Not sure what point you're trying to make here.
I'm just saying it as I saw it, being a regular reader of several United forums and social media in general. Quite a few posters were downright hostile towards Moyes, and seemed to take great pleasure in personalizing the criticism of him. Plenty said they would openly celebrate if he was sacked. But then once he'd gone, it was all 'Well I do feel a bit sorry for him actually, and the club have gone about this in the wrong way, and he's a decent guy . . . '.
I thought that kind of about turn - abusing him for 8 months solid, then all of a sudden acting contrite when the thing they wanted to happen did happen - was probably just the result of a guilty conscience.
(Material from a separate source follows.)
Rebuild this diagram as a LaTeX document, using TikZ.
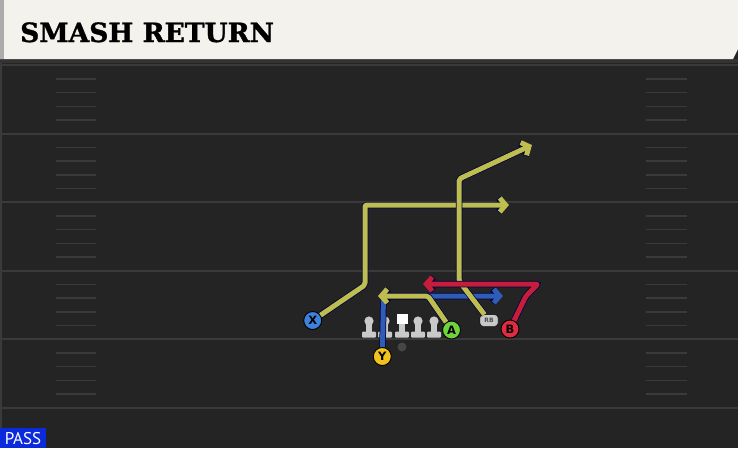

From the realisation that a man losing his job in such a fashion isn't actually all shits and giggles.
As for those of us who 'lost' the argument . . . I certainly don't feel i've 'lost' anything. My position was that Moyes had underperformed this season, could have no complaints if he was sacked, but that i'd give him a bit more time to try and turn things around (say, up until Christmas next season). The club have obviously decided that he isn't going to get that time, so fair enough, we move on.
But I don't think the position I had was a particularly indefensible one.
As for the hate campaign bit: there is blatantly a faction within the support who seem to always need a whipping boy. It used to be Carrick, then it was Cleverley, then it was Young. Darron Gibson was once
forced off Twitter, such was the abuse United fans gave him for having the temerity to be not-quite-Utd class.
Those people will have had their ire turned on Moyes lately - justifiably so, you might say, at least in some ways - but now he's gone, they almost certainly will start on someone else.